United Nations High Commissioner for Human Rights, Mary Robinson, says that Pakistan and India must de-escalate military tensions before alleged human rights abuses in the disputed Kashmir region can be addressed. Ms. Robinson is in Pakistan on the last leg of a five-nation trip to Egypt, Bahrain, Lebanon, Afghanistan and Pakistan.
At the Pakistani capital on Tuesday, U.N. Human Rights chief, Mary Robinson addressed the issue of human rights violations in Kashmir. "I have been asked by those who are victims of human rights violations on both sides, to assess and examine the situation and draw attention more fully to the extent of the human rights violations. I am going to seek a way, I am going to consult with some experts who have studied closely the situation on both sides and look at possible strategy to highlight the importance of addressing the human rights violations," she said.

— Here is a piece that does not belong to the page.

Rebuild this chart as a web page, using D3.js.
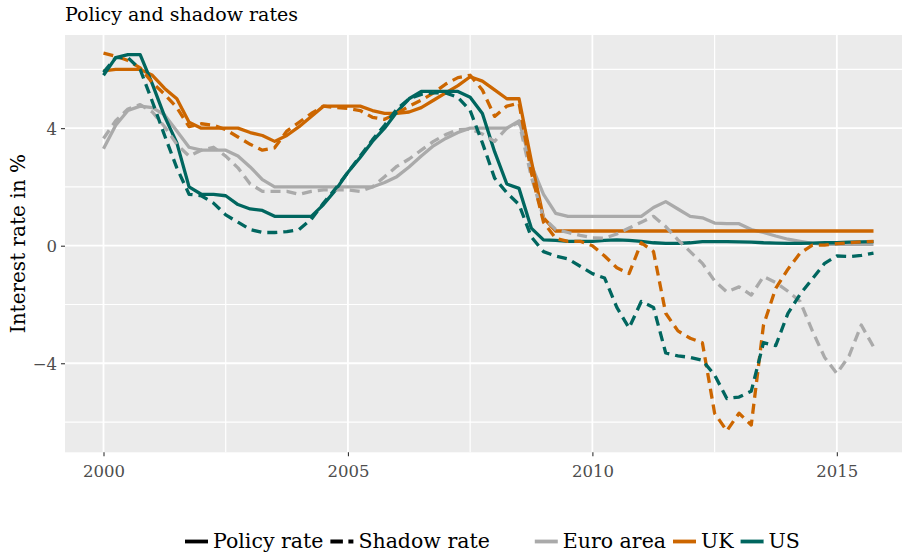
<!DOCTYPE html>
<html><head><meta charset="utf-8">
<script src="https://cdn.jsdelivr.net/npm/d3@7"></script>
<style>
html,body{margin:0;padding:0;background:#fff;}
svg{display:block;font-family:"DejaVu Serif",serif;}
</style></head><body>
<svg id="chart" width="902" height="557"></svg>
<script>
// quarterly dates 2000Q1 .. 2015Q4
const quarters = d3.range(64).map(i => 2000 + i * 0.25);

const usPolicy = [5.8,6.4,6.5,6.5, 5.5,4.4,3.5,2.0, 1.75,1.75,1.7,1.4, 1.25,1.2,1.0,1.0,
  1.0,1.0,1.4,1.9, 2.5,3.0,3.55,4.0, 4.55,5.0,5.25,5.25, 5.25,5.25,5.05,4.5,
  3.2,2.1,1.95,0.6, 0.2,0.18,0.15,0.15, 0.15,0.18,0.2,0.18, 0.15,0.1,0.08,0.08,
  0.1,0.14,0.14,0.14, 0.13,0.12,0.1,0.09, 0.08,0.08,0.09,0.1, 0.1,0.12,0.13,0.14];
const usShadow = [5.9,6.4,6.4,6.0, 4.9,3.75,2.65,1.75, 1.7,1.45,1.05,0.8, 0.55,0.45,0.45,0.48,
  0.55,0.9,1.45,1.95, 2.5,3.05,3.6,4.1, 4.65,5.0,5.15,5.2, 5.2,5.05,4.6,3.5,
  2.3,1.8,1.4,0.3, -0.2,-0.35,-0.45,-0.7, -0.95,-1.1,-2.1,-2.8, -1.9,-2.1,-3.65,-3.75,
  -3.8,-3.9,-4.4,-5.2, -5.15,-4.95,-3.3,-3.4, -2.3,-1.65,-1.13,-0.6, -0.35,-0.37,-0.33,-0.25];
const ukPolicy = [5.95,6.0,6.0,6.0, 5.8,5.35,5.0,4.2, 4.0,4.0,4.0,4.0, 3.85,3.75,3.55,3.75,
  4.05,4.4,4.75,4.75, 4.75,4.75,4.6,4.5, 4.5,4.55,4.7,4.95, 5.2,5.45,5.75,5.6,
  5.3,5.0,5.0,2.9, 0.95,0.5,0.5,0.5, 0.5,0.5,0.5,0.5, 0.5,0.5,0.5,0.5,
  0.5,0.5,0.5,0.5, 0.5,0.5,0.5,0.5, 0.5,0.5,0.5,0.5, 0.5,0.5,0.5,0.5];
const ukShadow = [6.55,6.45,6.3,6.05, 5.55,5.15,4.7,4.05, 4.15,4.1,3.95,3.7, 3.45,3.25,3.33,3.9,
  4.2,4.5,4.75,4.7, 4.67,4.6,4.37,4.3, 4.5,4.75,4.95,5.2, 5.5,5.72,5.8,5.3,
  4.4,4.75,4.85,2.5, 0.8,0.25,0.15,0.15, 0.0,-0.35,-0.75,-0.95, 0.1,-0.2,-2.3,-2.9,
  -3.15,-3.3,-5.7,-6.3, -5.7,-6.1,-2.7,-1.45, -0.8,-0.25,0.02,0.02, 0.07,0.1,0.13,0.15];
const euroPolicy = [3.3,4.1,4.6,4.75, 4.7,4.45,3.9,3.35, 3.25,3.25,3.25,3.05, 2.68,2.25,2.0,2.0,
  2.0,2.0,2.0,2.0, 2.0,2.0,2.0,2.15, 2.35,2.68,3.05,3.4, 3.65,3.85,4.0,4.0,
  4.0,4.0,4.25,2.75, 1.75,1.1,1.0,1.0, 1.0,1.0,1.0,1.0, 1.0,1.3,1.5,1.25,
  1.0,0.95,0.77,0.75, 0.75,0.55,0.45,0.33, 0.22,0.15,0.08,0.05, 0.05,0.05,0.05,0.05];
const euroShadow = [3.65,4.25,4.65,4.8, 4.55,4.05,3.45,3.05, 3.25,3.35,3.05,2.65, 2.1,1.85,1.85,1.85,
  1.75,1.85,1.9,1.9, 1.9,1.85,2.0,2.35, 2.7,2.95,3.25,3.55, 3.78,3.95,3.97,3.8,
  3.55,4.0,4.2,2.35, 0.95,0.55,0.45,0.35, 0.27,0.26,0.4,0.6, 0.8,1.0,0.65,0.2,
  -0.2,-0.6,-1.2,-1.57, -1.4,-1.68,-1.05,-1.25, -1.55,-1.9,-2.9,-3.8, -4.35,-3.75,-2.7,-3.44];

const regions = ["Euro area", "UK", "US"];
const regionColors = ["#AAAAAA", "#CC6600", "#00665F"];
const rateTypes = ["Policy rate", "Shadow rate"];
const xTicks = [2000, 2005, 2010, 2015];
const yTicks = [-4, 0, 4];

const series = [
  {region: "Euro area", type: "Policy rate", values: euroPolicy},
  {region: "UK", type: "Policy rate", values: ukPolicy},
  {region: "US", type: "Policy rate", values: usPolicy},
  {region: "Euro area", type: "Shadow rate", values: euroShadow},
  {region: "UK", type: "Shadow rate", values: ukShadow},
  {region: "US", type: "Shadow rate", values: usShadow}
];

const svg = d3.select("#chart");
const panel = {left: 65, right: 912, top: 35, bottom: 452.3};

const x = d3.scaleLinear().domain([1999.2125, 2016.5375]).range([panel.left, panel.right]);
const y = d3.scaleLinear().domain([-7.03, 7.17]).range([panel.bottom, panel.top]);
const color = d3.scaleOrdinal().domain(regions).range(regionColors);
const dash = d3.scaleOrdinal().domain(rateTypes).range(["none", "10,6"]);

svg.append("defs").append("clipPath").attr("id", "clip")
  .append("rect").attr("x", panel.left).attr("y", panel.top)
  .attr("width", panel.right - panel.left).attr("height", panel.bottom - panel.top);

svg.append("rect").attr("x", panel.left).attr("y", panel.top)
  .attr("width", panel.right - panel.left).attr("height", panel.bottom - panel.top)
  .attr("fill", "#EBEBEB");

// minor grid
const xMinor = [2002.5, 2007.5, 2012.5];
const yMinor = [-6, -2, 2, 6];
const grid = svg.append("g");
grid.selectAll(".xm").data(xMinor).join("line")
  .attr("x1", d => x(d)).attr("x2", d => x(d)).attr("y1", panel.top).attr("y2", panel.bottom)
  .attr("stroke", "#fff").attr("stroke-width", 1.2);
grid.selectAll(".ym").data(yMinor).join("line")
  .attr("y1", d => y(d)).attr("y2", d => y(d)).attr("x1", panel.left).attr("x2", panel.right)
  .attr("stroke", "#fff").attr("stroke-width", 1.2);
grid.selectAll(".xM").data(xTicks).join("line")
  .attr("x1", d => x(d)).attr("x2", d => x(d)).attr("y1", panel.top).attr("y2", panel.bottom)
  .attr("stroke", "#fff").attr("stroke-width", 1.8);
grid.selectAll(".yM").data(yTicks).join("line")
  .attr("y1", d => y(d)).attr("y2", d => y(d)).attr("x1", panel.left).attr("x2", panel.right)
  .attr("stroke", "#fff").attr("stroke-width", 1.8);

// axes
const fmt = d => d < 0 ? "\u2212" + Math.abs(d) : String(d);
const xAxis = svg.append("g").attr("transform", `translate(0,${panel.bottom})`)
  .call(d3.axisBottom(x).tickValues(xTicks).tickFormat(d3.format("d")).tickSize(4).tickPadding(5));
const yAxis = svg.append("g").attr("transform", `translate(${panel.left},0)`)
  .call(d3.axisLeft(y).tickValues(yTicks).tickFormat(fmt).tickSize(4).tickPadding(4));
[xAxis, yAxis].forEach(a => {
  a.select(".domain").remove();
  a.selectAll(".tick line").attr("stroke", "#333").attr("stroke-width", 1.1);
  a.selectAll(".tick text").attr("fill", "#4D4D4D").style("font-size", "16.5px")
    .style("font-family", "DejaVu Serif");
});
xAxis.selectAll(".tick text").attr("dy", "0.95em");
yAxis.selectAll(".tick text").attr("dy", "0.36em");

// lines
const line = d3.line().x((d, i) => x(quarters[i])).y(d => y(d));
svg.append("g").attr("clip-path", "url(#clip)")
  .selectAll("path").data(series).join("path")
  .attr("d", d => line(d.values))
  .attr("fill", "none")
  .attr("stroke", d => color(d.region))
  .attr("stroke-width", 3.3)
  .attr("stroke-linejoin", "round")
  .attr("stroke-dasharray", d => dash(d.type));

// title
svg.append("text").attr("x", 65).attr("y", 21).text("Policy and shadow rates")
  .style("font-size", "19px").attr("fill", "#000");

// y axis title
svg.append("text").attr("transform", `translate(25,${(panel.top + panel.bottom) / 2}) rotate(-90)`)
  .attr("text-anchor", "middle").text("Interest rate in %")
  .style("font-size", "20px").attr("fill", "#000");

// legend
const leg = svg.append("g").style("font-size", "20.5px");
let cx = 185;
const ly = 541.5, keyW = 23;
function addItem(label, stroke, dasharr) {
  leg.append("line").attr("x1", cx).attr("x2", cx + keyW).attr("y1", ly).attr("y2", ly)
    .attr("stroke", stroke).attr("stroke-width", 3.8).attr("stroke-dasharray", dasharr);
  const t = leg.append("text").attr("x", cx + keyW + 5).attr("y", ly + 6.5).text(label).attr("fill", "#000");
  cx += keyW + 5 + t.node().getComputedTextLength() + 7;
}
rateTypes.forEach(t => addItem(t, "#000", t === "Policy rate" ? "none" : "12.5,5.5"));
cx += 38;
regions.forEach(r => addItem(r, color(r), "none"));
</script>
</body></html>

The Indian government said that more than 33,000 people have died in the decade-old separatist Muslim insurgency in Kashmir. Pakistan puts the toll at 80,000.

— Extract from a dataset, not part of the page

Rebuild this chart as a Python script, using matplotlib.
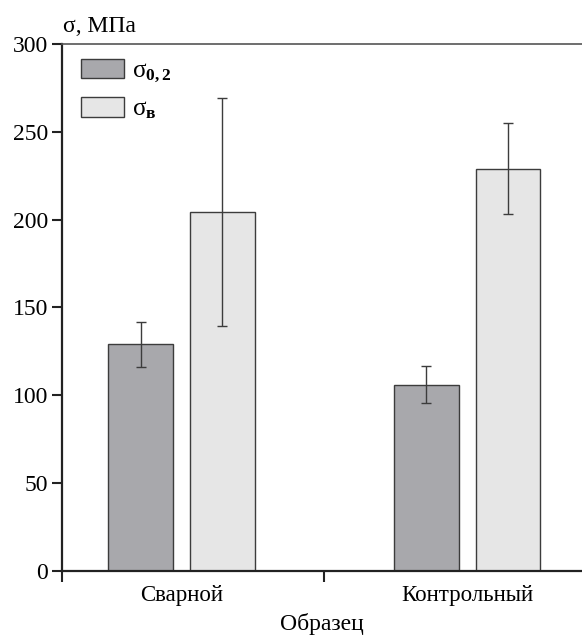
import matplotlib
matplotlib.use("Agg")
import matplotlib.pyplot as plt
import numpy as np
from matplotlib.patches import Patch

plt.rcParams["font.family"] = ["Liberation Serif", "DejaVu Serif"]
plt.rcParams["mathtext.fontset"] = "custom"
plt.rcParams["mathtext.rm"] = "Liberation Serif"
plt.rcParams["mathtext.it"] = "Liberation Serif:italic"
plt.rcParams["mathtext.bf"] = "Liberation Serif:bold"

samples = ["Сварной", "Контрольный"]
sigma02 = [129, 106]
sigma02_err = [13, 10.5]
sigmab = [204.5, 229]
sigmab_err = [65, 26]

DARK = "#a8a8ac"
LIGHT = "#e6e6e6"
EDGE = "#3c3c3c"

fig = plt.figure(figsize=(5.82, 6.35), dpi=100)
ax = fig.add_axes([0.1065, 0.1008, 0.8935, 0.83])

x = np.arange(len(samples))
w = 0.227
off = 0.143
ax.bar(x - off, sigma02, w, color=DARK, edgecolor=EDGE, lw=1.0, zorder=2)
ax.bar(x + off, sigmab, w, color=LIGHT, edgecolor=EDGE, lw=1.0, zorder=2)
ax.errorbar(x - off, sigma02, yerr=sigma02_err, fmt="none", ecolor=EDGE,
            elinewidth=1.0, capsize=3.5, capthick=1.0, zorder=3)
ax.errorbar(x + off, sigmab, yerr=sigmab_err, fmt="none", ecolor=EDGE,
            elinewidth=1.0, capsize=3.5, capthick=1.0, zorder=3)

xl = -0.419
ax.set_xlim(xl, 1.402)
ax.set_ylim(0, 300)
ax.set_yticks(np.arange(0, 301, 50))
ax.tick_params(axis="y", direction="out", length=7, width=1.5, pad=3,
               labelsize=17, color="#222222")

ax.set_xticks([xl, 0.5])
ax.set_xticklabels(["", ""])
ax.set_xticks(x, minor=True)
ax.set_xticklabels(samples, minor=True)
ax.tick_params(axis="x", which="major", direction="out", length=8, width=1.5,
               color="#222222")
ax.tick_params(axis="x", which="minor", length=0, pad=10, labelsize=16.5)

for s in ("left", "bottom"):
    ax.spines[s].set_linewidth(1.6)
    ax.spines[s].set_color("#222222")
ax.spines["top"].set_linewidth(1.2)
ax.spines["top"].set_color("#555555")
ax.spines["right"].set_visible(False)

ax.set_xlabel("Образец", fontsize=17, labelpad=5)
fig.text(0.108, 0.958, "σ, МПа", fontsize=17, ha="left", va="center")

handles = [Patch(facecolor=DARK, edgecolor=EDGE, lw=1.0),
           Patch(facecolor=LIGHT, edgecolor=EDGE, lw=1.0)]
labels = [r"$\mathrm{σ}_{\mathbf{0,2}}$", r"$\mathrm{σ}_{\mathbf{в}}$"]
ax.legend(handles, labels, loc="upper left", frameon=False, fontsize=18,
          handlelength=1.7, handleheight=0.8, labelspacing=0.5,
          handletextpad=0.35, borderaxespad=0.3, borderpad=0.3,
          bbox_to_anchor=(0.008, 1.0))

fig.savefig("out.png", dpi=100)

Ms. Robinson has said that is not possible to ignore the pleas of human rights victims in Kashmir and that the matter must be addressed. But for any such action, she said, both India and Pakistan need to reduce their military presence along the border.
"It's very important that there should be a de-escalation, and I welcome any initiatives in that regard. And secondly there has to be a political discussion and a political way forward found. It's difficult to deal with the human rights situation in a contested political sensitive situation such as that," she said.
India and Pakistan have ignored repeated calls by international leaders to pull back their troops and open talks to settle their disputes. Tensions have been running high in the region after a terror attack on India's parliament in December. New Delhi has blamed Islamabad for sponsoring the attack. The Pakistani government has dismissed the charge as baseless.